The graph of rankings from column 2 and 3 seems to indicate that a viable strategy is found early on, within the first 50 generations. Column 1 does so at a later time, around generation 100. This can be seen by locating the first red data point with a high ranking, under say, 2000. Once a team makes such a "breakthrough", successive generations become iterations of that first viable strategy and the learning rate decreases. Conceptually, it reaches a local minimum in the error function, similarly with SCST. Since our evolutionary algorithm does not allow for drastic changes between generations, it remains in that local minimum.
Fortunately, we do notice that teams evolved with the MCST are capable of behavior with a higher degree of complexity. Comments on some of those improvements are included with the annotations in the youtube video below.
The video shows that teams in each column have evolved differently, exhibiting their own unique characteristics.
- Column 1, rather than confront the opposing team directly, prefers to get out of the center of the field as soon as the match begins. It does so by having the back row players move to its right (which is the left border in the video). Players in the front row remain still and maintain their territory in that area, unless approached by opponents, in which case it will escape by moving to its right and joining teammates in the border. Players that have reached the border advance to the opposite side of the field and disperse at the back of the field, ensuring greater coverage.
- Column 2 has a team where all players advance directly upon the opponents. This does not appear to work very well as it is the worst performing column. It also has difficulty spreading out by moving along the edges.
- Column 3 also advances directly towards the opponents. However, upon contact, it will move to its right, towards the border. It appears to use this strategy to remove some opponents from the field during the initial collision, then safely maximizing points by moving along the right and opposite borders, a two-step strategy.
- Column 4 is the best performing column. Unlike other columns which avoid opponents getting too close, players in this column charge directly towards opponents and attempt to overwhelm their auras and break their position. This aggressive strategy allows its teams to gain significantly more wins.

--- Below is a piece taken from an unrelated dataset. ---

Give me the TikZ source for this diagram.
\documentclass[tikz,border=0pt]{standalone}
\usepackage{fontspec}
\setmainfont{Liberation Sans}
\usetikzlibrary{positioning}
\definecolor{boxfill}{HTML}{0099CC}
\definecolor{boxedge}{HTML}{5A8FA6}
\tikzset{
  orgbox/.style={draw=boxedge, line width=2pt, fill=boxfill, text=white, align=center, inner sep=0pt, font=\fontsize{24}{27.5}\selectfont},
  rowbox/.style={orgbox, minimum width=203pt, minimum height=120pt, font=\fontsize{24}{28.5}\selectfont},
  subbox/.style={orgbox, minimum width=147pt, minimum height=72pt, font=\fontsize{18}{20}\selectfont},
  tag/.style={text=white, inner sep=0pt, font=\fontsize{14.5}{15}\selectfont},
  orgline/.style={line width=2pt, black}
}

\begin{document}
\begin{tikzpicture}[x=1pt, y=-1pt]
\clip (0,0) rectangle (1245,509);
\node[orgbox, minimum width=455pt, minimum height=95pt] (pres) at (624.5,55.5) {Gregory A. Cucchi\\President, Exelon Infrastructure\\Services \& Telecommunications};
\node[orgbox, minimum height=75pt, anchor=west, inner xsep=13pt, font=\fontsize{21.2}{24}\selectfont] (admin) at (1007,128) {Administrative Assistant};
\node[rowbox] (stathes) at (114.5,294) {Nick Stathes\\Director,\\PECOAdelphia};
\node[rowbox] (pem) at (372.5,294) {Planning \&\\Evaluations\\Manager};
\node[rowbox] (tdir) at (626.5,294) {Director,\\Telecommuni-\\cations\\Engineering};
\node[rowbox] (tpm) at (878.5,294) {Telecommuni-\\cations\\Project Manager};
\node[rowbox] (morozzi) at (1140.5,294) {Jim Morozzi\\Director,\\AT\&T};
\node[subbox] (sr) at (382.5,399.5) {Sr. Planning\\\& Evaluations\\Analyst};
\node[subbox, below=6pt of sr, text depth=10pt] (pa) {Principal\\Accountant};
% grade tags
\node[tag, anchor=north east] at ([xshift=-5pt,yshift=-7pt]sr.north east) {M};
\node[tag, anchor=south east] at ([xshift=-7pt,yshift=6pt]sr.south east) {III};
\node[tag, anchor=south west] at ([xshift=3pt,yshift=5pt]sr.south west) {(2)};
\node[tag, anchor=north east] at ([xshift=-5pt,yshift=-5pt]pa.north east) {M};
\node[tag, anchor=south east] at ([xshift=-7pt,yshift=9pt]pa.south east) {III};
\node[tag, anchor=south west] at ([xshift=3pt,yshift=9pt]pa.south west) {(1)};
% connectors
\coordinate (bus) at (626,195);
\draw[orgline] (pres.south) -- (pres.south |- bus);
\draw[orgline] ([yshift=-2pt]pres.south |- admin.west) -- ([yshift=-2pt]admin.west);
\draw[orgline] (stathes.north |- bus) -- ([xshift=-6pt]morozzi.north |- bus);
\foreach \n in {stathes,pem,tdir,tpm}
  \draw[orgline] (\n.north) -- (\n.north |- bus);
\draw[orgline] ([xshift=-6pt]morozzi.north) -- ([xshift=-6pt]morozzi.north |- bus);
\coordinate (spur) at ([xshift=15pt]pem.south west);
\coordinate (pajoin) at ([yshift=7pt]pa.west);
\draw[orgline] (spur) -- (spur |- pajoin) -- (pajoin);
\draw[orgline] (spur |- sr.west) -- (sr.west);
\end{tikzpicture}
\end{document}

In other words, many different patterns emerge and ANN behavior is more complex than with SCST.
Analysis of MCST
Observation of the matches between teams of various columns show the teams are adaptable to different scenarios. For example, players in Column 4 attack players in Column 1 on the side, diagonally, whereas they attack players in Column 3 in the middle, both approaches which are successful. Thus, the ANNs evolving using the MCST seem to be more intelligent. Now, defining what an "elaborate strategy", "interesting behavior" or even "better performance" is subjective - however, here, we believe the improvements are significant enough over the SCST that they do not require quantification.
We do note a possible flaw with the MCST ranking technique. Consider, for example, a column with 16 teams. If none of the teams in that column has more than 2 wins, then there will be at most 3 groups of teams (teams with 0, 1, 2 wins), which does not provide a good distinction between the best teams of that column. Since it is not clear which teams are the best, there is a higher chance that weak teams are selected as parents for the next generation. Hence, teams in that column will evolve at a slower rate.
With SCST, we were guaranteed to have ceil(log2(n)) + 2 groups, and one clear winning team, better than all others. However, in the case of MCST, it is possible to have a situation where teams in Column A are sufficiently stronger than teams in Column B that Column B has no team with more than k wins. If k is small, then teams in Column B may have a difficulty determining its elites and thus, evolving. That will cause the gap between Column A and Column B to gradually increase.
In other words, columns which win a higher number of the early matches will have an advantage during the evolutionary process, which will allow them to win even more matches. Fortunately, from our data, this self-inductive effect seems to be limited. Ways to lessen this phenomena include having a greater number of rounds per column pair-up, but does not solve it completely.
In the "Influence Game" project, the core engine that controls the behavior of artificial neural network is nothing but a summation of numbers. With that in consideration, the fact that it could exhibit a believable game play is quite marvelous. However, when ANNs are used in a competitive scenario, care must be taken so that weak local minima caused by self-competing scenarios are avoided. The Multi Column Swiss Tournament approach succeeds at mitigating such cases and improve the performance of Influence Game teams significantly.
As mentioned previously, artificial neural networks have been highly successful at playing backgammon and one of the proposed explanations is the random nature of backgammon, which is inherently non-deterministic due to dice rolls being involved. Gerald Tesauro explains that "One important effect of the stochastic dice rolls is that they produce a degree of variability in the positions seen during training. As a result, the learner explores more of the state space than it would in the absence of such a stochastic noise source, and a possible consequence could be the discovery of new strategies and improved evaluations"3.
The Influence Game is a deterministic game and introducing random factors to rules, such as player movements would produce a completely different game. However, can be done is to randomize the starting positions of players in each team. Previously, the would be arranged into two rows. Now suppose they are randomly distributed across certain areas of the board. Then a starting configuration may include a cluster a players from that same team in the same area, which we would expect to spread out in order to maximize territory. Such setups do not always occur when the starting position is predefined and we can observe from previous tests that players have some difficulty spreading out.
Intuitively, the idea of adding random factors does suggest a higher rate of learning. However, Tesauro's experiments involved an entirely different kind of ranking and learning system for his ANNs. In a tournament setting, randomness could also introduce enough variability in tournament rankings to make elite selection difficult and thus, making evolution less efficient. Thus, it would be interesting to see if it is possible to introduce randomness in such a way to improve the performance of Influence Game teams to a next level.